08/10/2021 : expulsions à Buenos Aires

Expulsions au bulldozer

          Ces derniers jours, rapporte le quotidien Pagina/12, les autorités de la municipalité de Buenos Aires ont fait procéder à une vaste expulsion d’une zone connue sous le nom de « La Toma », située juste à côté du bidonville «Villa 31».

          La capitale compte de nombreux bidonvilles, disséminés sur l’ensemble de son territoire. La villa 31, situé dans le quartier de la gare de Retiro, est le plus grand d’entre eux. Ils sont habités en grande majorité par des émigrants d’autres pays d’Amérique du sud, essentiellement Paraguayens, Boliviens, Péruviens, venus en Argentine pour tenter de trouver une vie meilleure. Voir notre article ici.

Villa 31

Un bidonville à côté du bidonville

          Voici quelque temps, des mères de famille en grande difficulté sociale, sans travail, victimes de violences conjugales et sans logement, s’étaient installées sur un terrain vague à côté de la Villa 31, jusque là utilisé comme décharge publique. Elles l’avaient nettoyé, puis avaient construit des baraques avec les moyens du bord. Souvent mères de plusieurs enfants, personne ne voulait leur louer de logement, même le plus petit, même sans le moindre confort : les propriétaires du quartier refusent systématiquement de louer aux familles avec enfant. En tout, 80 familles, avec 175 enfants, s’étaient installées sur ce terrain, pour tenter d’interpeller la municipalité sur leur sort.

          Celle-ci a répondu en envoyant ses bulldozers, au petit matin à sept heures, au moment où les enfants finissaient de se préparer pour partir à l’école.

          «Ils se moquaient de nous, disaient ʽces pouilleux ne se lavent même pas’. Maintenant il faut que je recommence tout, où vais-je pouvoir aller avec mes six enfants, ils nous ont tout cassé, ont jeté les vêtements des enfants, comment ils vont pouvoir aller à l’école sans leurs cartables, comment ils vont pouvoir s’instruire ? Tout ce qu’on veut, c’est qu’ils étudient pour avoir une vie meilleure», raconte Leonela, une de ces mères de famille.

          «Depuis le début de l’installation on demande à être entendues, on a envoyé des lettres partout, même au Ministère de la Femme, mais personne ne nous a répondu. Nous n’avons pas de travail fixe, et l’autre problème, c’est qu’on ne veut pas nous louer parce qu’on a des enfants».

          La seule réponse de la municipalité a été de refuser l’accès de ces familles à la cantine populaire qu’elle gère à l’intérieur du bidonville «officiel», pour les «punir» en quelque sorte de leur installation sauvage.

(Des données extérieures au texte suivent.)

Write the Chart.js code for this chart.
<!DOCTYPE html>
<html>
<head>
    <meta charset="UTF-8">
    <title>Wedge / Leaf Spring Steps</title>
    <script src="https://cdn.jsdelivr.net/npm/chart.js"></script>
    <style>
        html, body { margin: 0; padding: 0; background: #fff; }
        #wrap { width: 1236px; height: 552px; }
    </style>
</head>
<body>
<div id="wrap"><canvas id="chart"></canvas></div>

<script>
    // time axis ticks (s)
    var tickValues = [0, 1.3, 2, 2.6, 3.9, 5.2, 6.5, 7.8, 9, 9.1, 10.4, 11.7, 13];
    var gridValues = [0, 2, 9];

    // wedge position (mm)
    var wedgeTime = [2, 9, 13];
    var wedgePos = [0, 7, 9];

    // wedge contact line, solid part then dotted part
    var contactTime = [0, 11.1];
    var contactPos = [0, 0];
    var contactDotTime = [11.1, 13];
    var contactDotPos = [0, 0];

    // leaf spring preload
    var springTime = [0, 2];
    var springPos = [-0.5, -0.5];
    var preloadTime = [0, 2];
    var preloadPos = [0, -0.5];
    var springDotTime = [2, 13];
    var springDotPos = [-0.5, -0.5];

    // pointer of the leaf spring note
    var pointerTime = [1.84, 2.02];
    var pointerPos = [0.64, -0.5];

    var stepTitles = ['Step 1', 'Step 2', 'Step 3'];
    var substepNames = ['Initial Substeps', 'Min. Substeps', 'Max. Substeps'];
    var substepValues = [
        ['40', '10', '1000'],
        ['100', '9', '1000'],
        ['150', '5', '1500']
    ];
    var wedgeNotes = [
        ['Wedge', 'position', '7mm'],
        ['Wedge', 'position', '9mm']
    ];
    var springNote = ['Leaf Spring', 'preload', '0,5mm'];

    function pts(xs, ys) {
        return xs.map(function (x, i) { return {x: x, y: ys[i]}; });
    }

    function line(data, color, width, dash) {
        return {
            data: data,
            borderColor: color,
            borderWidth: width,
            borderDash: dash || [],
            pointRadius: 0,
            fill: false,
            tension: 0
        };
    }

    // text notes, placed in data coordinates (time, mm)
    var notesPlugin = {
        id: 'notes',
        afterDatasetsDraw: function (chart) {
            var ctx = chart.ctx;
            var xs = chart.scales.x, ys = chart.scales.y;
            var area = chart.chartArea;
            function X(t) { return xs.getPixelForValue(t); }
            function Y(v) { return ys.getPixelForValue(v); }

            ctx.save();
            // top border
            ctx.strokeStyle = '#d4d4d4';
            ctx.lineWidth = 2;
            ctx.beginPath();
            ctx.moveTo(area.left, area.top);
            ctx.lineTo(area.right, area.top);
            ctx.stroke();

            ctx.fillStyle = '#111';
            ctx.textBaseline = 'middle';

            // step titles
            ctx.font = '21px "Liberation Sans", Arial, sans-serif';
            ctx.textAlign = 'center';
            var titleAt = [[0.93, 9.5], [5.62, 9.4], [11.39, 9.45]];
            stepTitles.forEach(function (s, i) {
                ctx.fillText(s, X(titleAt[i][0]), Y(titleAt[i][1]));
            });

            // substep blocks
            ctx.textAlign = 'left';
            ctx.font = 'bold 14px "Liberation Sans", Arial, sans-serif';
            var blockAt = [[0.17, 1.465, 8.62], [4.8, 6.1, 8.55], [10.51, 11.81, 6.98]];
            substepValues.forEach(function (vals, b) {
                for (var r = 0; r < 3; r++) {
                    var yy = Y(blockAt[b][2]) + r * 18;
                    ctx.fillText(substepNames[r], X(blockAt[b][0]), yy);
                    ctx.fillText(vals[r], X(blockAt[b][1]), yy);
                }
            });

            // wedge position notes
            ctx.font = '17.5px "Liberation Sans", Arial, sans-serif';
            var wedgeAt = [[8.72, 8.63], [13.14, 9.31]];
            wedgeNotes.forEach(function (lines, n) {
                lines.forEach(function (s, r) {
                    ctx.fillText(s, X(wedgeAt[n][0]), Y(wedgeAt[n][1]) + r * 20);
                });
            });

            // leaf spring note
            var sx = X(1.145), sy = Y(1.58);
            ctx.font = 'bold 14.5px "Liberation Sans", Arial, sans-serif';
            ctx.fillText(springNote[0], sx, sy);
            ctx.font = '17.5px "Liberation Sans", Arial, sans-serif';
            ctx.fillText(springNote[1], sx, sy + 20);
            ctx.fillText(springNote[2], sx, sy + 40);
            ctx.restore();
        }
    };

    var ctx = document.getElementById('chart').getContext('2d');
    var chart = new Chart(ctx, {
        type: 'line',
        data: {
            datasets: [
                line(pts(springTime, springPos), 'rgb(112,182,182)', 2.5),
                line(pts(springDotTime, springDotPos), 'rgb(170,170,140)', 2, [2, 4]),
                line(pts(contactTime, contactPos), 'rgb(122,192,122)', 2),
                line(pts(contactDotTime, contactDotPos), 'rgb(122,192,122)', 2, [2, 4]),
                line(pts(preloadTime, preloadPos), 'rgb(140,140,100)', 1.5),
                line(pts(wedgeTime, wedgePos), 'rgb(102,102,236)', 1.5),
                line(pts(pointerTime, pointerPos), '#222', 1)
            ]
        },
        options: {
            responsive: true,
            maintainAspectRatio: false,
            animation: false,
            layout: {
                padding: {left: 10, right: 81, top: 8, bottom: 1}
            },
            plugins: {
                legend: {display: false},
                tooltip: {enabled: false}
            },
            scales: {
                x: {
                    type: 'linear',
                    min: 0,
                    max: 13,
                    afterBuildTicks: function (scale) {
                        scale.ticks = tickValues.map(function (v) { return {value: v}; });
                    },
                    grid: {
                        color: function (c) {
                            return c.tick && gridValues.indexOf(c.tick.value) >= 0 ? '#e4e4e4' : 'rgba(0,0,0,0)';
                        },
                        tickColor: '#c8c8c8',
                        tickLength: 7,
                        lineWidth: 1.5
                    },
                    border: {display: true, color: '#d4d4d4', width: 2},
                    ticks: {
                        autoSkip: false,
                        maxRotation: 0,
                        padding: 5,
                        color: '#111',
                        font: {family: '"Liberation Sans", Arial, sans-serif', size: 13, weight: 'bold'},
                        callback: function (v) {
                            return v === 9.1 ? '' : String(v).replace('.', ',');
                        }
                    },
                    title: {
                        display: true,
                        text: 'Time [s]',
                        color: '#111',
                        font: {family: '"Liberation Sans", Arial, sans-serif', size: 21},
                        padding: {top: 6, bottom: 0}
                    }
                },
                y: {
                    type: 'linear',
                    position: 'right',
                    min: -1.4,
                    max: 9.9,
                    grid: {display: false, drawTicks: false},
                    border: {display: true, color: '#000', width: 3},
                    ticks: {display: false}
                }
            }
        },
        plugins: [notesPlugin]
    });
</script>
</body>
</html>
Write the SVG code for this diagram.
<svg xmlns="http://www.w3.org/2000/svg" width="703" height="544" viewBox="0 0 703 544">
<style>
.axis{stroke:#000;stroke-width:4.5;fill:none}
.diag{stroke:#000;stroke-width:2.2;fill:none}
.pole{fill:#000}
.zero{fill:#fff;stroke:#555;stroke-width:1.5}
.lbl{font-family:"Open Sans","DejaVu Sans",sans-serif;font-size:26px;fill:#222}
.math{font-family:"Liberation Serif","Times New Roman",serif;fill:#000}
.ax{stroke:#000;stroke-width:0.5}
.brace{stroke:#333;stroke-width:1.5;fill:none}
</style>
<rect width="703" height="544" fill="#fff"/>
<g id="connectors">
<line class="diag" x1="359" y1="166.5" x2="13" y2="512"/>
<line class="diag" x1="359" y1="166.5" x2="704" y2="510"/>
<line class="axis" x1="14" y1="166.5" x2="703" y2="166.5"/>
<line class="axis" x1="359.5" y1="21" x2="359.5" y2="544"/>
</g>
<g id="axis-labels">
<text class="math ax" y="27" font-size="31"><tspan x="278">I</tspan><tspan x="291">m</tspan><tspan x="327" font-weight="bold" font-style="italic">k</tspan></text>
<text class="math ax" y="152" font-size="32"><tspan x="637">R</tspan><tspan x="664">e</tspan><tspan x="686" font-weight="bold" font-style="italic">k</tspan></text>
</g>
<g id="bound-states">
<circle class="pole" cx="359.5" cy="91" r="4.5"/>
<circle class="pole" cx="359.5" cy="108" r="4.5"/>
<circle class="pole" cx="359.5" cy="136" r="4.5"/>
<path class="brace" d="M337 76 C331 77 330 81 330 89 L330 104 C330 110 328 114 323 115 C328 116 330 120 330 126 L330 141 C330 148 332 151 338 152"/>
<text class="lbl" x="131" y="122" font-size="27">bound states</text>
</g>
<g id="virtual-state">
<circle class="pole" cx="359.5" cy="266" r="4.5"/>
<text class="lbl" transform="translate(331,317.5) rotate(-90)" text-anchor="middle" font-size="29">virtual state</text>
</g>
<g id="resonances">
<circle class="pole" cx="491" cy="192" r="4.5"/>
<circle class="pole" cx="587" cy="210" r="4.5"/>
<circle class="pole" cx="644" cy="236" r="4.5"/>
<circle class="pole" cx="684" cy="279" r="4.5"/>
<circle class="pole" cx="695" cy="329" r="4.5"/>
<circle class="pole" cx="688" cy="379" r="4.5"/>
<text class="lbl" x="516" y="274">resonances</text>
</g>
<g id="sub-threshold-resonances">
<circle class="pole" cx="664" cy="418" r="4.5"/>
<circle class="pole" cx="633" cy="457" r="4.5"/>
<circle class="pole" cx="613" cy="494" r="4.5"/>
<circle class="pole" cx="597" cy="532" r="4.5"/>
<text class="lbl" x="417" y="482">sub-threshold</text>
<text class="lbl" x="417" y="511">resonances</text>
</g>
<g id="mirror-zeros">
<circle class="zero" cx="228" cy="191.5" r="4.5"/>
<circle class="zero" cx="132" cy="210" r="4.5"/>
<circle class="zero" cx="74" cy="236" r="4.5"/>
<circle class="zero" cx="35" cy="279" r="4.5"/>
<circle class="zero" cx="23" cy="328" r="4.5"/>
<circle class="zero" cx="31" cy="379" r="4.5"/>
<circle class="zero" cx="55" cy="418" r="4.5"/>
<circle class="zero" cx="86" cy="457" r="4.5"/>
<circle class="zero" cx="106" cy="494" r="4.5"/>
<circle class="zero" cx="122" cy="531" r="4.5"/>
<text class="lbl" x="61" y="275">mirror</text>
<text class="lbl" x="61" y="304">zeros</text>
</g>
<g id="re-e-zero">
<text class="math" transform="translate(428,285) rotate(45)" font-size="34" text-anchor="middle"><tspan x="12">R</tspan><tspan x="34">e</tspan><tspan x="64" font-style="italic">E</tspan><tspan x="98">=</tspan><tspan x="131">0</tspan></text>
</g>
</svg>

          Pour tenter de justifier cette expulsion sans ménagement ni avertissement, la Ville de Buenos Aires a indiqué que le terrain occupé était prévu pour la construction d’une école primaire destinée aux habitants de la Villa 31. Pagina/12 y voit une simple manœuvre pour essayer d’opposer les mal-logés entre eux. D’après le journal, jamais avant l’installation des familles il n’en avait été question, d’ailleurs le projet ne figure nulle part dans le budget 2021 de la municipalité.

          Ce n’est pas la première occupation organisée dans la ville par des mal-logés. Il y a deux mois, un autre groupe de 150 personnes s’était installé sur l’emplacement d’un terrain désaffecté près de la Villa 21-24, dans le quartier populaire de Barracas, au sud de la ville.

Un problème, aucune solution en vue.

          Selon le quotidien, la municipalité, dirigée par l’élu de droite Horacio Rodríguez Larreta, n’apporte aucune solution au problème récurrent du mal logement à Buenos Aires. Son plan d’urbanisation, au contraire, a eu un effet pervers : en faisant craindre aux propriétaires qu’ils allaient se voir dépossédés de leurs biens, ceux-ci se sont empressés de chasser leurs locataires.

       Comme en d’autres occasions (voir notre article cité plus haut), les autorités proposent parfois des solutions de relogement, mais les maisons ou appartements proposés souffrent d’une très mauvaise qualité de construction, deviennent très vite inhabitables, et tout est à recommencer pour les habitants.  

          Le mal logement est donc très loin d’un début de solution dans la capitale argentine, qui rappelons-le, abrite un tiers de la population totale du pays. D’autant que pour les élus, il ne semble pas constituer une priorité : Pagina/12 rappelle que, pendant qu’on expulse les « pouilleux », à quelques centaines de mètres de là, on peut suivre les chantiers de construction de tours gigantesques, fruits de la spéculation immobilière et de l’appétit insatiable de milliardaires encouragés par les autorités politiques.